** start of Data in this exercise **

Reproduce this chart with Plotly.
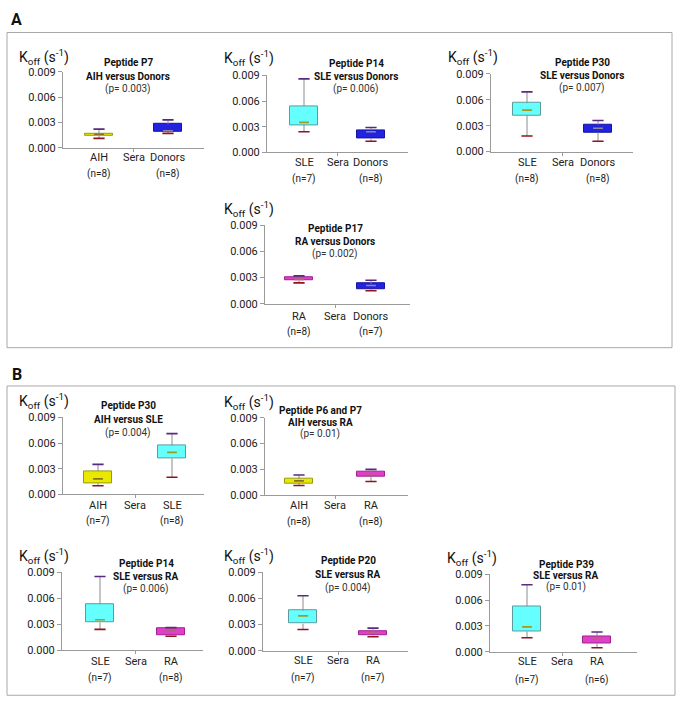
import plotly.graph_objects as go

W, H = 683, 716
FONT = "Roboto, Arial, sans-serif"

# ---------------- data ----------------
PEPTIDES = ["Peptide P7", "Peptide P14", "Peptide P30", "Peptide P17", "Peptide P30",
            "Peptide P6 and P7", "Peptide P14", "Peptide P20", "Peptide P39"]
GROUPS_LEFT = ["AIH", "SLE", "SLE", "RA", "AIH", "AIH", "SLE", "SLE", "SLE"]
GROUPS_RIGHT = ["Donors", "Donors", "Donors", "Donors", "SLE", "RA", "RA", "RA", "RA"]
MIDDLE_LABEL = "Sera"
P_TEXT = ["0.003", "0.006", "0.007", "0.002", "0.004", "0.01", "0.006", "0.004", "0.01"]
N_LEFT = [8, 7, 8, 8, 7, 8, 7, 7, 7]
N_RIGHT = [8, 8, 8, 7, 8, 8, 8, 7, 6]

LO_LEFT = [0.0011, 0.0024, 0.0018, 0.0024, 0.0010, 0.00114, 0.0024, 0.00244, 0.00164]
Q1_LEFT = [0.0014, 0.0032, 0.0042, 0.00266, 0.0013, 0.0014, 0.0032, 0.0031, 0.00236]
MED_LEFT = [0.0016, 0.0035, 0.0048, 0.0028, 0.0018, 0.00167, 0.0035, 0.0040, 0.0029]
Q3_LEFT = [0.0017, 0.0054, 0.0056, 0.0030, 0.0027, 0.0019, 0.0053, 0.0046, 0.0053]
HI_LEFT = [0.0022, 0.0086, 0.0069, 0.0032, 0.0035, 0.00235, 0.0085, 0.0063, 0.0078]

LO_RIGHT = [0.0017, 0.0013, 0.0012, 0.0015, 0.0020, 0.0016, 0.0016, 0.0016, 0.00046]
Q1_RIGHT = [0.0019, 0.0016, 0.0022, 0.0017, 0.0042, 0.0022, 0.0017, 0.00176, 0.0010]
MED_RIGHT = [0.0020, 0.0024, 0.0027, 0.0021, 0.0049, 0.0025, 0.0022, 0.0020, 0.00145]
Q3_RIGHT = [0.0028, 0.0026, 0.0031, 0.0023, 0.0057, 0.0027, 0.0025, 0.00225, 0.0018]
HI_RIGHT = [0.0033, 0.0029, 0.0036, 0.0027, 0.0071, 0.0030, 0.0026, 0.0026, 0.0023]

Y_TICKS = [0.0, 0.003, 0.006, 0.009]

# ---------------- styles / geometry (pixels) ----------------
FILL = {"AIH": "#e8e800", "SLE": "#66ffff", "Donors": "#2222e0", "RA": "#e040c8"}
EDGE = {"AIH": "#9a9a10", "SLE": "#5c9c9c", "Donors": "#1414a0", "RA": "#a02090"}
MEDC = {"AIH": "#8a7020", "SLE": "#a09a20", "Donors": "#8a8aa8", "RA": "#b06a60"}
AXC = "#9a9a9a"

AX_L = [63, 267, 491, 265, 63, 265, 62, 263, 490]
AX_R = [204, 408, 633, 410, 204, 408, 203, 408, 637]
Y_TOP = [67, 70.7, 69, 223.3, 419, 419.3, 576.7, 576.7, 579]
Y_BOT = [144.3, 149, 148.3, 303.3, 497.3, 498.3, 656, 656.7, 657.7]
CAT0 = [99, 304, 527, 299, 98, 299, 100, 303, 527]
CAT2 = [168, 371, 598, 371, 172, 371, 171, 373, 597]
TITLE_X = [128, 356, 582, 335, 128, 320, 146, 348, 566]
TITLE_Y = [58, 59, 58, 226.7, 407, 411.7, 568, 565, 569]
TITLE_DY = [13.5, 13, 13, 13, 14, 12, 13, 14, 11.5]
KLAB_X = [17, 222, 446, 222, 17, 222, 17, 222, 445]
KLAB_Y = [52, 53, 52, 207, 402, 403, 560, 560, 562]
XLAB_Y = [154, 159, 159, 316, 509, 509, 668, 667, 668]
NLAB_Y = [171, 176, 176, 332, 525, 526, 684, 684, 686]
BOX_PX = 28.5


def px(x):
    return x / W


def py(y):
    return 1 - y / H


fig = go.Figure()
annotations = []

for i in range(9):
    k = "" if i == 0 else str(i + 1)
    xa, ya = "x" + k, "y" + k
    unit = (CAT2[i] - CAT0[i]) / 2.0
    gl, gr = GROUPS_LEFT[i], GROUPS_RIGHT[i]
    bw = BOX_PX / unit

    fig.add_trace(go.Bar(
        x=[0, 2], base=[Q1_LEFT[i], Q1_RIGHT[i]],
        y=[Q3_LEFT[i] - Q1_LEFT[i], Q3_RIGHT[i] - Q1_RIGHT[i]],
        width=bw,
        marker=dict(color=[FILL[gl], FILL[gr]], line=dict(color=[EDGE[gl], EDGE[gr]], width=1)),
        xaxis=xa, yaxis=ya, showlegend=False, hoverinfo="skip"))
    fig.add_trace(go.Scatter(
        x=[0, 0, None, 0, 0, None, 2, 2, None, 2, 2],
        y=[HI_LEFT[i], Q3_LEFT[i], None, Q1_LEFT[i], LO_LEFT[i], None,
           HI_RIGHT[i], Q3_RIGHT[i], None, Q1_RIGHT[i], LO_RIGHT[i]],
        mode="lines", line=dict(color="#8c8c8c", width=1),
        xaxis=xa, yaxis=ya, showlegend=False, hoverinfo="skip"))
    fig.add_trace(go.Scatter(
        x=[0, 2], y=[HI_LEFT[i], HI_RIGHT[i]], mode="markers",
        marker=dict(symbol="line-ew", size=8, line=dict(color="#5a2a80", width=1.6)),
        xaxis=xa, yaxis=ya, showlegend=False, hoverinfo="skip"))
    fig.add_trace(go.Scatter(
        x=[0, 2], y=[LO_LEFT[i], LO_RIGHT[i]], mode="markers",
        marker=dict(symbol="line-ew", size=8, line=dict(color="#8b1420", width=1.6)),
        xaxis=xa, yaxis=ya, showlegend=False, hoverinfo="skip"))
    fig.add_trace(go.Scatter(
        x=[0, 2], y=[MED_LEFT[i], MED_RIGHT[i]], mode="markers",
        marker=dict(symbol="line-ew", size=7, line=dict(color=[MEDC[gl], MEDC[gr]], width=1.6)),
        xaxis=xa, yaxis=ya, showlegend=False, hoverinfo="skip"))

    fig.update_layout(**{
        "xaxis" + k: dict(domain=[px(AX_L[i]), px(AX_R[i])],
                          range=[(AX_L[i] - CAT0[i]) / unit, (AX_R[i] - CAT0[i]) / unit],
                          anchor=ya, showline=True, linecolor=AXC, linewidth=1,
                          tickvals=[1], ticks="outside", ticklen=3, tickcolor=AXC,
                          showticklabels=False, showgrid=False, zeroline=False, fixedrange=True),
        "yaxis" + k: dict(domain=[py(Y_BOT[i]), py(Y_TOP[i])], range=[0, 0.009],
                          anchor=xa, showline=True, linecolor=AXC, linewidth=1,
                          tickvals=Y_TICKS, tickformat=".3f", ticks="outside", ticklen=4,
                          tickcolor=AXC, tickfont=dict(size=11, color="#222", family=FONT),
                          showgrid=False, zeroline=False, fixedrange=True),
    })

    # titles
    lines = ["<b>%s</b>" % PEPTIDES[i], "<b>%s versus %s</b>" % (gl, gr), "(p= %s)" % P_TEXT[i]]
    for j, t in enumerate(lines):
        annotations.append(dict(x=px(TITLE_X[i]), y=py(TITLE_Y[i] + j * TITLE_DY[i]),
                                xref="paper", yref="paper", text=t, showarrow=False,
                                xanchor="center", yanchor="middle",
                                font=dict(size=10, family=FONT,
                                          color="#111" if j < 2 else "#333")))
    annotations.append(dict(x=px(KLAB_X[i]), y=py(KLAB_Y[i]), xref="paper", yref="paper",
                            text="K<sub>off</sub> (s<sup>-1</sup>)", showarrow=False,
                            xanchor="left", yanchor="middle",
                            font=dict(size=14, family=FONT, color="#111")))
    for xv, lab in zip([0, 1, 2], [gl, MIDDLE_LABEL, gr]):
        annotations.append(dict(x=xv, y=py(XLAB_Y[i]), xref=xa, yref="paper", text=lab,
                                showarrow=False, xanchor="center", yanchor="middle",
                                font=dict(size=11, family=FONT, color="#222")))
    for xv, n in zip([0, 2], [N_LEFT[i], N_RIGHT[i]]):
        annotations.append(dict(x=xv, y=py(NLAB_Y[i]), xref=xa, yref="paper", text="(n=%d)" % n,
                                showarrow=False, xanchor="center", yanchor="middle",
                                font=dict(size=10, family=FONT, color="#222")))

annotations.append(dict(x=px(16), y=py(14), xref="paper", yref="paper", text="<b>A</b>",
                        showarrow=False, xanchor="center", yanchor="middle",
                        font=dict(size=16, family=FONT, color="#111")))
annotations.append(dict(x=px(17), y=py(375), xref="paper", yref="paper", text="<b>B</b>",
                        showarrow=False, xanchor="center", yanchor="middle",
                        font=dict(size=16, family=FONT, color="#111")))

shapes = [
    dict(type="rect", xref="paper", yref="paper", x0=px(7), x1=px(672), y0=py(348), y1=py(27),
         line=dict(color="#a8a8a8", width=1)),
    dict(type="rect", xref="paper", yref="paper", x0=px(7), x1=px(675), y0=py(702), y1=py(387),
         line=dict(color="#a8a8a8", width=1)),
]

fig.update_layout(width=W, height=H, autosize=False, margin=dict(l=0, r=0, t=0, b=0),
                  paper_bgcolor="white", plot_bgcolor="rgba(0,0,0,0)",
                  font=dict(family=FONT), annotations=annotations, shapes=shapes,
                  barmode="overlay", bargap=0)

fig.write_html("out.html", config={"displayModeBar": False},
               post_script="document.body.style.margin='0';document.body.style.padding='0';")
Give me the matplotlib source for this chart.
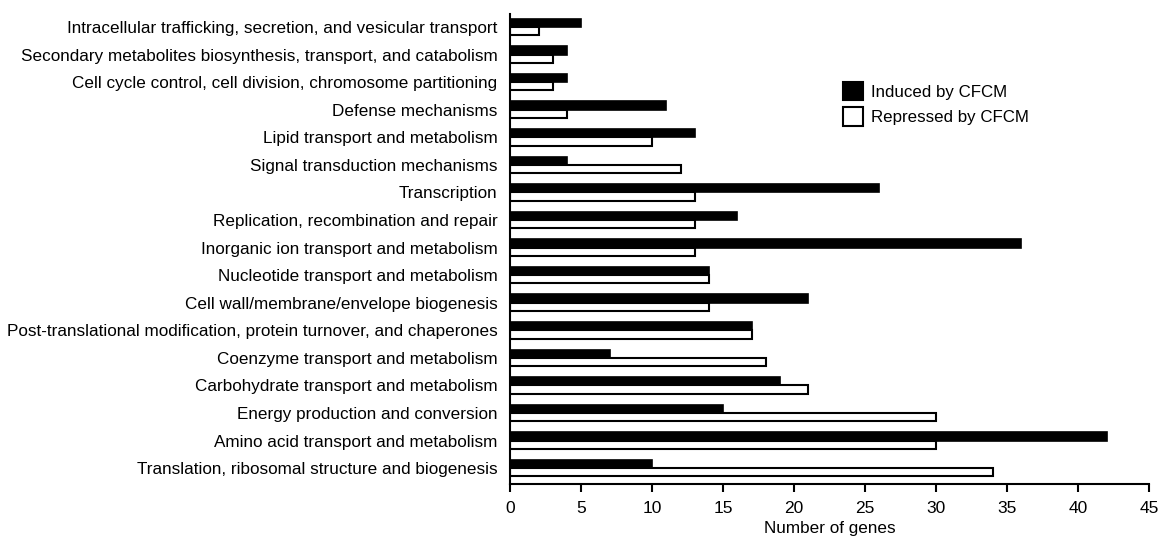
import matplotlib
matplotlib.use("Agg")
import matplotlib.pyplot as plt
import numpy as np
from matplotlib.patches import Patch

plt.rcParams['font.family'] = ['Liberation Sans', 'DejaVu Sans']

categories = [
    "Intracellular trafficking, secretion, and vesicular transport",
    "Secondary metabolites biosynthesis, transport, and catabolism",
    "Cell cycle control, cell division, chromosome partitioning",
    "Defense mechanisms",
    "Lipid transport and metabolism",
    "Signal transduction mechanisms",
    "Transcription",
    "Replication, recombination and repair",
    "Inorganic ion transport and metabolism",
    "Nucleotide transport and metabolism",
    "Cell wall/membrane/envelope biogenesis",
    "Post-translational modification, protein turnover, and chaperones",
    "Coenzyme transport and metabolism",
    "Carbohydrate transport and metabolism",
    "Energy production and conversion",
    "Amino acid transport and metabolism",
    "Translation, ribosomal structure and biogenesis",
]
induced = [5, 4, 4, 11, 13, 4, 26, 16, 36, 14, 21, 17, 7, 19, 15, 42, 10]
repressed = [2, 3, 3, 4, 10, 12, 13, 13, 13, 14, 14, 17, 18, 21, 30, 30, 34]
xticks = [0, 5, 10, 15, 20, 25, 30, 35, 40, 45]

fig = plt.figure(figsize=(11.62, 5.38), dpi=100)
ax = fig.add_axes([0.439, 0.100, 0.550, 0.874])

y = np.arange(len(categories))
h = 0.30
ax.barh(y - h / 2, induced, height=h, color='black', edgecolor='black', linewidth=1.2)
ax.barh(y + h / 2, repressed, height=h, color='white', edgecolor='black', linewidth=1.5)

ax.set_ylim(len(categories) - 1 + 0.58, -0.47)
ax.set_xlim(0, 45)
ax.set_yticks(y)
ax.set_yticklabels(categories, fontsize=12.3)
ax.set_xticks(xticks)
ax.set_xticklabels([str(t) for t in xticks], fontsize=12.5)
ax.tick_params(axis='y', length=0, pad=9)
ax.tick_params(axis='x', length=6, width=1.5, pad=6)
ax.set_xlabel("Number of genes", fontsize=12.3, labelpad=4)

for s in ['top', 'right']:
    ax.spines[s].set_visible(False)
for s in ['left', 'bottom']:
    ax.spines[s].set_linewidth(1.5)

handles = [Patch(facecolor='black', edgecolor='black', linewidth=1.5),
           Patch(facecolor='white', edgecolor='black', linewidth=1.5)]
fig.legend(handles, ["Induced by CFCM", "Repressed by CFCM"],
           loc='upper left', bbox_to_anchor=(0.712, 0.876), frameon=False,
           fontsize=12.2, handlelength=1.2, handleheight=1.3, handletextpad=0.45,
           labelspacing=0.4)

fig.savefig("out.png", dpi=100)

** end of Data in this exercise **

Only the lines from the one with "Give me the matplotlib source for this chart." through the one with "plt.rcParams['font.family'] = ['Liberation" belong in your copy; retype them exactly and drop any pictures.

Give me the matplotlib source for this chart.
import matplotlib
matplotlib.use("Agg")
import matplotlib.pyplot as plt
import numpy as np
from matplotlib.patches import Patch

plt.rcParams['font.family'] = ['Liberation Sans', 'DejaVu Sans']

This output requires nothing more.